“Hadith of Hate” Banned at USC

By Reut R. Cohen
FrontPageMagazine.com | Friday, August 22, 2008
 
http://frontpagemagazine.com/Articles/Read.aspx?GUID=9E589DA9-14A5-4147-A755-47E92DA10F2A
 As Muslim Student Association (MSA) chapters have become increasingly influential at universities and colleges around the country, critics have charged that it is a hate group that sympathizes with the international jihad and promulgates an anti-American and anti-Semitic ideology in its campus actions. In response, the MSA has claimed that it is merely another religious and cultural group similar to Hillel, a club for Jewish students, or the Newman Club for Catholics. That deception has been now unmasked at the University of Southern California, where the school’s Provost, Chrysostomos L. Max Nikias, reacting to a call from the David Horowitz Freedom Center and the Simon Wiesenthal Center, has ordered the campus MSA to remove a “despicable” hadith calling for Muslims to murder Jews as a condition for redemption from its website.

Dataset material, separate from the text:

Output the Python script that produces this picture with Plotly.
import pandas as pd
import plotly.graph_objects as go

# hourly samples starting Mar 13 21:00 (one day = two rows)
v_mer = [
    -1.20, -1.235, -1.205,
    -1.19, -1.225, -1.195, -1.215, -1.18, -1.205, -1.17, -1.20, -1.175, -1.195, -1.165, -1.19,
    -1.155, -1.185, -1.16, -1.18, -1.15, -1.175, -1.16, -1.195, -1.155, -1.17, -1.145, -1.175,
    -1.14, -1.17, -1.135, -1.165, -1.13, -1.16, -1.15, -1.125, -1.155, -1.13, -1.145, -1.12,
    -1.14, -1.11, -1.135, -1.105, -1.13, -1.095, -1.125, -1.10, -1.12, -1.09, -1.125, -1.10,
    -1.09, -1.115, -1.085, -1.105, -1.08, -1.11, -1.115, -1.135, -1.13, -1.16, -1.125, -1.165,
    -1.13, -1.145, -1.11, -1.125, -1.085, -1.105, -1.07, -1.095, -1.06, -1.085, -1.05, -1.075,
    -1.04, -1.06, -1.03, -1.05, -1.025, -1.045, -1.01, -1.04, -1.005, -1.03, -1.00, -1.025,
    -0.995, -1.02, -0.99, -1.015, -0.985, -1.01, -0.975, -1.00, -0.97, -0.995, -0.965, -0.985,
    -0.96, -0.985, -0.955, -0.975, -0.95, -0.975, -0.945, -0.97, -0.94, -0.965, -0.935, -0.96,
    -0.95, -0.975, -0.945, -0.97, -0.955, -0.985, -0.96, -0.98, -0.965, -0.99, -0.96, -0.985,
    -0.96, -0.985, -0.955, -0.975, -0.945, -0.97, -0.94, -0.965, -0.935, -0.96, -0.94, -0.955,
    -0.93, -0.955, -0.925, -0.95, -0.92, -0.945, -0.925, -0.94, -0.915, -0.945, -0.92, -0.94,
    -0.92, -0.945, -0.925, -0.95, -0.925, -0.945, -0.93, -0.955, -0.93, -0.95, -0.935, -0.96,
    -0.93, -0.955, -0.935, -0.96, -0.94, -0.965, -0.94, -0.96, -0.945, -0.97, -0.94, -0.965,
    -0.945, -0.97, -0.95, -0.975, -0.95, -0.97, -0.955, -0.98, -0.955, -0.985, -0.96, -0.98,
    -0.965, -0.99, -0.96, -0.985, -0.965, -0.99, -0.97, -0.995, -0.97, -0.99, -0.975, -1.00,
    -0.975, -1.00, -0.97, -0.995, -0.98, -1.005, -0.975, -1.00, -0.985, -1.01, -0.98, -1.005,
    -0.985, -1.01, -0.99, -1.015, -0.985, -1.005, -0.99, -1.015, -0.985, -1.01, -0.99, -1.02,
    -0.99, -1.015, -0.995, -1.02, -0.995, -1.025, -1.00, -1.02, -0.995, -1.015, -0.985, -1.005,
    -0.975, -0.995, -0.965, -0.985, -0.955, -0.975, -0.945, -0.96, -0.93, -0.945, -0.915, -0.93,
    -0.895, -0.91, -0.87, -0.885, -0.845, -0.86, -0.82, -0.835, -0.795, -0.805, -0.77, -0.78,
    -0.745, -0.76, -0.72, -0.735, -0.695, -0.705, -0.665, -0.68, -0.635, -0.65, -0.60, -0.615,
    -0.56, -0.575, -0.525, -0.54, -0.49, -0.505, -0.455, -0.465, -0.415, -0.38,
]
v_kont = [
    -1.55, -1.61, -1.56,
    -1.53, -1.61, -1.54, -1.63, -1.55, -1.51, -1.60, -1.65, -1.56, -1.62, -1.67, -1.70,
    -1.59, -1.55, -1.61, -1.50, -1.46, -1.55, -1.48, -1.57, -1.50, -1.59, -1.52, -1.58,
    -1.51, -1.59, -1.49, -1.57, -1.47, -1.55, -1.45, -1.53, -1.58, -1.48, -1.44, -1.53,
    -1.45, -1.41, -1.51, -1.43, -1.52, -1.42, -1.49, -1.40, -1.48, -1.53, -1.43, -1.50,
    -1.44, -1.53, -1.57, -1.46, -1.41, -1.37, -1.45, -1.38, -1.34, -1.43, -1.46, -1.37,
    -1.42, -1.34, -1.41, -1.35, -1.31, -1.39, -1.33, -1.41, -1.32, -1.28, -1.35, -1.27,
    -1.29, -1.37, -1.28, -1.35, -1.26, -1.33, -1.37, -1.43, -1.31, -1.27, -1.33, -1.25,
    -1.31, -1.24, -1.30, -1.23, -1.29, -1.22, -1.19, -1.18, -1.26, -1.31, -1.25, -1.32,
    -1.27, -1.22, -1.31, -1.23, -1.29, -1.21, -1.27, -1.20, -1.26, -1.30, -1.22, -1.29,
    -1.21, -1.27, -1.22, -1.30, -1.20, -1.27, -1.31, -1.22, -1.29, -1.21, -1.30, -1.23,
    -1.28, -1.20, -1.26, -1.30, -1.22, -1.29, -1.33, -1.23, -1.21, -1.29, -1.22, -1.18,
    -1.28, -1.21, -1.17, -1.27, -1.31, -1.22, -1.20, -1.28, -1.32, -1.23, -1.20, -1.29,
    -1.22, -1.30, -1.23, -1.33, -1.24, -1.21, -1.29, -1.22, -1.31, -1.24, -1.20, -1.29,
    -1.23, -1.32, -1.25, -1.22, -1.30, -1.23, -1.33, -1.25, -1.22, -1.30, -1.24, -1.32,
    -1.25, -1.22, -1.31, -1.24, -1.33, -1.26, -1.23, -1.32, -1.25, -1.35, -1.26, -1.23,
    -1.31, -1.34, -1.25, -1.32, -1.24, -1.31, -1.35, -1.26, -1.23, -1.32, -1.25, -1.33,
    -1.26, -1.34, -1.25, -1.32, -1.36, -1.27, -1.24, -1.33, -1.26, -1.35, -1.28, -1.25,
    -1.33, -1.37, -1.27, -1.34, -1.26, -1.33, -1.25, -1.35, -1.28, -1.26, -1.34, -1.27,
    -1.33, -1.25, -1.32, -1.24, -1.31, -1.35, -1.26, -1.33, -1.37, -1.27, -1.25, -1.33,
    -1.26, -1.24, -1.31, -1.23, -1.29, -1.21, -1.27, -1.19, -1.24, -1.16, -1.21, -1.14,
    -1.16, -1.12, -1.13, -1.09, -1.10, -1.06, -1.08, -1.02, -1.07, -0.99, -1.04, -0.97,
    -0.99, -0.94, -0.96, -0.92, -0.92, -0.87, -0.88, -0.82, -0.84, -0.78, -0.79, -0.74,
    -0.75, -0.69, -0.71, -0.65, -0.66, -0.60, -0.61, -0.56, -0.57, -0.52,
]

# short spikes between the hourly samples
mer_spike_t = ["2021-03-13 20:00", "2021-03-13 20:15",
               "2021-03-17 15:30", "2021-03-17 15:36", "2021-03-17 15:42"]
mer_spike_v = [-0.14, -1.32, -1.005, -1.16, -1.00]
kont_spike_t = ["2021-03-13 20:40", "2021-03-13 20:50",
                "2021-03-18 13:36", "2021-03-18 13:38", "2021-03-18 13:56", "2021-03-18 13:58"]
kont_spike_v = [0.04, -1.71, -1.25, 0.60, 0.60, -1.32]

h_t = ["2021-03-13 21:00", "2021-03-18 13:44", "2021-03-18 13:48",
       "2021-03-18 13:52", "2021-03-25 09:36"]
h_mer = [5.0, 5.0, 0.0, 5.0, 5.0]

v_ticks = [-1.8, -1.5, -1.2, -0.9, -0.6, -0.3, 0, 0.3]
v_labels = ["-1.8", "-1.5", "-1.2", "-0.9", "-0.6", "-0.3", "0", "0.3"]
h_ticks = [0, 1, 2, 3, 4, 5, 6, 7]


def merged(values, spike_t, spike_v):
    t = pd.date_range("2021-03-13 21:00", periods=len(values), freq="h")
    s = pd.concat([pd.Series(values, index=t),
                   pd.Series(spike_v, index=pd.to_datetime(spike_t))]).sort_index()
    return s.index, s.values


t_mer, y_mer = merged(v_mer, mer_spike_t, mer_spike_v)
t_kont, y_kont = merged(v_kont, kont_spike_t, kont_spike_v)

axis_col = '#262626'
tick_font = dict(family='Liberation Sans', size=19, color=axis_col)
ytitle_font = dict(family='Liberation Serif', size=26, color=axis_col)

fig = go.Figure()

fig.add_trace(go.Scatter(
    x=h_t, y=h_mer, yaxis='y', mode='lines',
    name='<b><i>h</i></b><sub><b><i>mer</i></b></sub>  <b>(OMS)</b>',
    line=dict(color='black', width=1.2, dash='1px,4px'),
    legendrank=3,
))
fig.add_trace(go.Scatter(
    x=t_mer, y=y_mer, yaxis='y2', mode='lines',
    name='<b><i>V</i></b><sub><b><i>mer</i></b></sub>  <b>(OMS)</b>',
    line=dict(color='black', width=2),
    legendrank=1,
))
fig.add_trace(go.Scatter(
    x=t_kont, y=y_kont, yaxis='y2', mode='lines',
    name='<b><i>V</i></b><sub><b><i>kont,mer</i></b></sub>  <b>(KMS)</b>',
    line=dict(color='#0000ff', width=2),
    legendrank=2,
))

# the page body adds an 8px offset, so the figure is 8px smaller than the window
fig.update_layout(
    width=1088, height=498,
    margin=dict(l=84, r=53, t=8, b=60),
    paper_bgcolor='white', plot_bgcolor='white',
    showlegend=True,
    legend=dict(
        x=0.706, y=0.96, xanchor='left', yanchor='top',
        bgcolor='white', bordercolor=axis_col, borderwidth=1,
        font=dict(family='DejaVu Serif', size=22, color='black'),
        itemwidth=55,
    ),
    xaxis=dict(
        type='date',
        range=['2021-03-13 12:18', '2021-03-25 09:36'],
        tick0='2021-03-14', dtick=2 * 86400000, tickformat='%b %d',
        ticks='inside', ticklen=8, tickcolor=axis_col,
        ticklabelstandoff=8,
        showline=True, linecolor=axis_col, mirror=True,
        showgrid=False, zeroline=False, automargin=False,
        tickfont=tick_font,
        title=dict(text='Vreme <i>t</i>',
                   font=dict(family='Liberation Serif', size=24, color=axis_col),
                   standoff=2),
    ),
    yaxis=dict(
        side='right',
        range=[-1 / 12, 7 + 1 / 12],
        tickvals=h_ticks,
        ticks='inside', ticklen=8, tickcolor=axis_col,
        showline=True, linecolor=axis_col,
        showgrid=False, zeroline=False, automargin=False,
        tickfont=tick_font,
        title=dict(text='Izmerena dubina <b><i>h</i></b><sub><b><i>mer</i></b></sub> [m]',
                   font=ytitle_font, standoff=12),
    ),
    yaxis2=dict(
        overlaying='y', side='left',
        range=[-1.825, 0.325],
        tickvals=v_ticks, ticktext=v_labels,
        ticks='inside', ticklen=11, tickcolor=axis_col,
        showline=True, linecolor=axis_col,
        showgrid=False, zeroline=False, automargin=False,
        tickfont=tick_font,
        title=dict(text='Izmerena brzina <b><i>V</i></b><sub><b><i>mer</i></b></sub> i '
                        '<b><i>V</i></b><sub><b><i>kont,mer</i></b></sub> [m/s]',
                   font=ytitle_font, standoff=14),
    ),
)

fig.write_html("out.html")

The David Horowitz Freedom Center worked with the Simon Wiesenthal Center to draft a letter to Alan Casden, a USC trustee, about the “hadith of hate,” as it is often called. Disturbed that a call for genocide should be on the USC server, Casden contacted Provost Chrysostomos Nikias to express his concern. Nikias investigated the matter and sent Casden the following letter:

“…The passage you cited is truly despicable and I share your concerns about its being on the USC server. We did some investigations and I have ordered the passage removed.

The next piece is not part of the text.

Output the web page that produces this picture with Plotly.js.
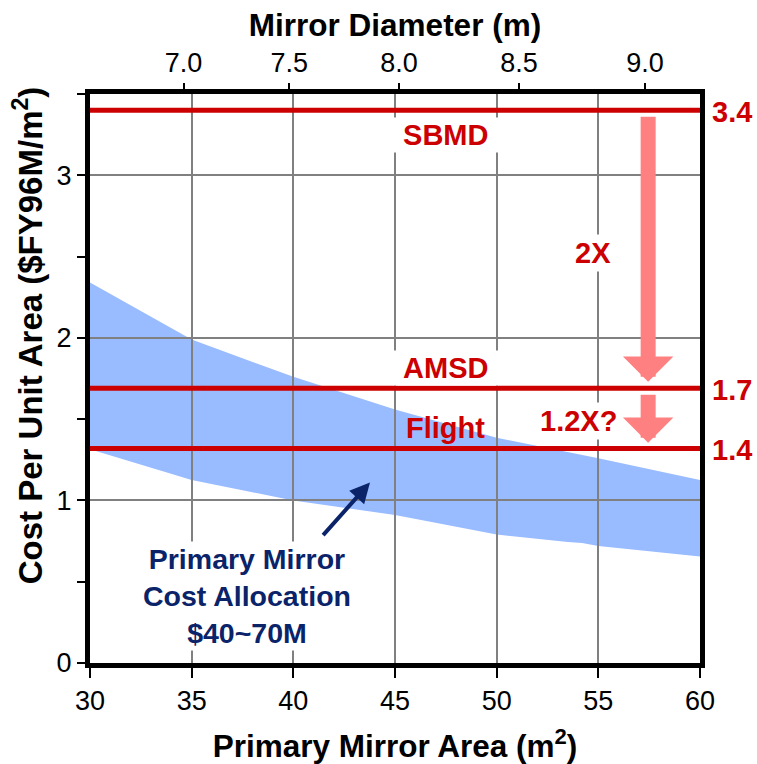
<!DOCTYPE html>
<html><head><meta charset="utf-8">
<script src="https://cdn.plot.ly/plotly-3.0.1.min.js"></script>
<style>html,body{margin:0;padding:0;background:#fff}#chart{width:757px;height:764px}</style>
</head><body><div id="chart"></div>
<script>
// ---- data ----
const areaUpper = [30, 35, 40, 45, 50, 55, 60];
const costUpper = [2.34, 1.99, 1.76, 1.56, 1.385, 1.26, 1.125];
const areaLower = [30, 35, 40, 45, 47.5, 50, 53.5, 54.2, 55, 60];
const costLower = [1.315, 1.125, 1.0, 0.91, 0.85, 0.79, 0.745, 0.738, 0.72, 0.655];
const programs = ['SBMD', 'AMSD', 'Flight'];
const programCost = [3.4, 1.69, 1.32];
const programCostLabel = ['3.4', '1.7', '1.4'];
const areaTicks = [30, 35, 40, 45, 50, 55, 60];
const costTicks = [0, 1, 2, 3];
const costTickText = ['0', '1', '2', '3'];
const diameterLabels = ['7.0', '7.5', '8.0', '8.5', '9.0'];
const diameterTickArea = [34.6, 39.8, 45.2, 51.1, 57.3];
const reductionLabels = ['2X', '1.2X?'];
const reductionFrom = [3.37, 1.66];
const reductionTo = [1.73, 1.355];
const reductionArea = 57.45;
const allocationText = 'Primary Mirror<br>Cost Allocation<br>$40~70M';

const AREA_RANGE = [30, 60];
const COST_RANGE = [0, 3.5];
const RED = '#cc0000', PINK = '#ff8080', BAND = '#99bbff', NAVY = '#0a2369';
const FONT = 'Liberation Sans, Arial, sans-serif';

const traces = [
  {x: areaLower, y: costLower, xaxis: 'x', yaxis: 'y', mode: 'lines',
   line: {width: 0, color: BAND}, hoverinfo: 'skip', showlegend: false},
  {x: areaUpper, y: costUpper, xaxis: 'x', yaxis: 'y', mode: 'lines', fill: 'tonexty',
   fillcolor: BAND, line: {width: 0, color: BAND}, hoverinfo: 'skip', showlegend: false}
];
programCost.forEach(v => traces.push({
  x: AREA_RANGE, y: [v, v], xaxis: 'x2', yaxis: 'y2', mode: 'lines',
  line: {color: RED, width: 5}, hoverinfo: 'skip', showlegend: false
}));
traces.push({x: [], y: [], xaxis: 'x3', yaxis: 'y2', mode: 'lines', showlegend: false});

const labelPos = [[47.5, 3.249, true], [47.5, 1.813, true], [47.5, 1.446, false]];
const annotations = [];
programs.forEach((p, i) => annotations.push({
  xref: 'x2', yref: 'y2', x: labelPos[i][0], y: labelPos[i][1],
  text: labelPos[i][2] ? '<b>&nbsp;' + p + '&nbsp;</b>' : '<b>' + p + '</b>',
  showarrow: false, font: {family: FONT, size: 29, color: RED},
  bgcolor: labelPos[i][2] ? '#ffffff' : 'rgba(0,0,0,0)', borderpad: 1
}));
programCostLabel.forEach((t, i) => annotations.push({
  xref: 'paper', yref: 'y2', x: 1, y: programCost[i], xanchor: 'left', yanchor: 'middle',
  xshift: 10, yshift: -2, text: '<b>' + t + '</b>', showarrow: false,
  font: {family: FONT, size: 29, color: RED}
}));
const redPos = [[54.72, 2.52], [54.0, 1.489]];
reductionLabels.forEach((t, i) => annotations.push({
  xref: 'x2', yref: 'y2', x: redPos[i][0], y: redPos[i][1], text: '<b>' + t + '</b>',
  showarrow: false, bgcolor: '#ffffff', borderpad: 2,
  font: {family: FONT, size: 29, color: RED}
}));
reductionFrom.forEach((f, i) => annotations.push({
  xref: 'x2', yref: 'y2', axref: 'x2', ayref: 'y2',
  x: reductionArea, y: reductionTo[i], ax: reductionArea, ay: f, text: '',
  showarrow: true, arrowhead: 1, arrowsize: 0.56, arrowwidth: 15, arrowcolor: PINK, standoff: 0
}));
annotations.push({
  xref: 'x2', yref: 'y2', x: 37.72, y: 0.412, text: '<b>' + allocationText + '</b>',
  showarrow: false, bgcolor: '#ffffff', borderpad: 1,
  font: {family: FONT, size: 28.5, color: NAVY}
});
annotations.push({
  xref: 'x2', yref: 'y2', axref: 'x2', ayref: 'y2',
  x: 43.77, y: 1.11, ax: 41.4, ay: 0.777, text: '', showarrow: true,
  arrowhead: 2, arrowsize: 1, arrowwidth: 4, arrowcolor: NAVY, standoff: 0
});
annotations.push({
  xref: 'paper', yref: 'paper', x: 0, y: 0.576, xanchor: 'center', yanchor: 'middle',
  xshift: -62, textangle: -90,
  text: '<b>Cost Per Unit Area ($FY96M/m<sup>2</sup>)</b>', showarrow: false,
  font: {family: FONT, size: 33, color: '#000'}
});

const layout = {
  width: 757, height: 764,
  margin: {l: 90, r: 57, t: 94, b: 101},
  paper_bgcolor: '#ffffff', plot_bgcolor: 'rgba(0,0,0,0)',
  showlegend: false,
  font: {family: FONT, color: '#000'},
  xaxis: {domain: [0, 1], range: AREA_RANGE, visible: false, anchor: 'y'},
  yaxis: {domain: [0, 1], range: COST_RANGE, visible: false, anchor: 'x'},
  xaxis2: {
    domain: [0, 1], range: AREA_RANGE, anchor: 'y2',
    tickvals: areaTicks, ticks: 'outside', ticklen: 10, tickwidth: 2, tickcolor: '#000',
    showgrid: true, gridcolor: '#808080', gridwidth: 2, zeroline: false,
    showline: true, linewidth: 5, linecolor: '#000', mirror: true,
    tickfont: {family: FONT, size: 27, color: '#000'},
    title: {text: '<b>Primary Mirror Area (m<sup>2</sup>)</b>', standoff: 21,
            font: {family: FONT, size: 31.5, color: '#000'}}
  },
  yaxis2: {
    domain: [0, 1], range: COST_RANGE, anchor: 'x2',
    tickvals: costTicks, ticktext: costTickText, ticks: 'outside', ticklen: 8, tickwidth: 2, tickcolor: '#000',
    minor: {dtick: 0.5, tick0: 0, ticks: 'outside', ticklen: 8, tickwidth: 2, tickcolor: '#000', showgrid: false},
    showgrid: true, gridcolor: '#808080', gridwidth: 2, zeroline: false,
    showline: true, linewidth: 5, linecolor: '#000', mirror: true,
    tickfont: {family: FONT, size: 27, color: '#000'}
  },
  xaxis3: {
    overlaying: 'x2', side: 'top', anchor: 'y2', range: AREA_RANGE,
    tickvals: diameterTickArea, ticktext: diameterLabels,
    ticks: 'outside', ticklen: 10, tickwidth: 2, tickcolor: '#000',
    showgrid: false, zeroline: false, showline: false,
    tickfont: {family: FONT, size: 27, color: '#000'},
    title: {text: '<b>Mirror Diameter (m)</b>', standoff: 2,
            font: {family: FONT, size: 31.5, color: '#000'}}
  },
  annotations: annotations
};

Plotly.newPlot('chart', traces, layout, {displayModeBar: false, staticPlot: true});
</script>
</body></html>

“The passage in the Hadith that you brought to our attention violates the USC Principles of Community, and it has no place on a USC server.”

USC’s decision to remove the hadith from the school’s server marks the first time that an American university has acknowledged that the Muslim Student Association’s agenda involves the promotion of ethnic hatred. It is also the first time that an administrator has acted quickly to censure “despicable” material. Rabbi Aron Hier of the Simon Wiesenthal Center hailed Provost Nikias’ decision: “We commend USC for having the moral courage to stand up against those who hijack speech and religious freedoms and the goodwill of the campus community in order to spread hate and extremist violence.”

“This episode shows that fighting injustice can produce results,” Freedom Center President David Horowitz added. “It also shows what kind of an organization the Muslim Students Association is, which is why the Freedom Center has launched a nationwide campaign, Stop the Jihad on Campus Week, which will culminate the week of October 13.”

The goals of Stop the Jihad on Campus Week are to rally students across the country to sign a petition against the “hadith of hate” and to convince student governments to defund the Muslim Students Association.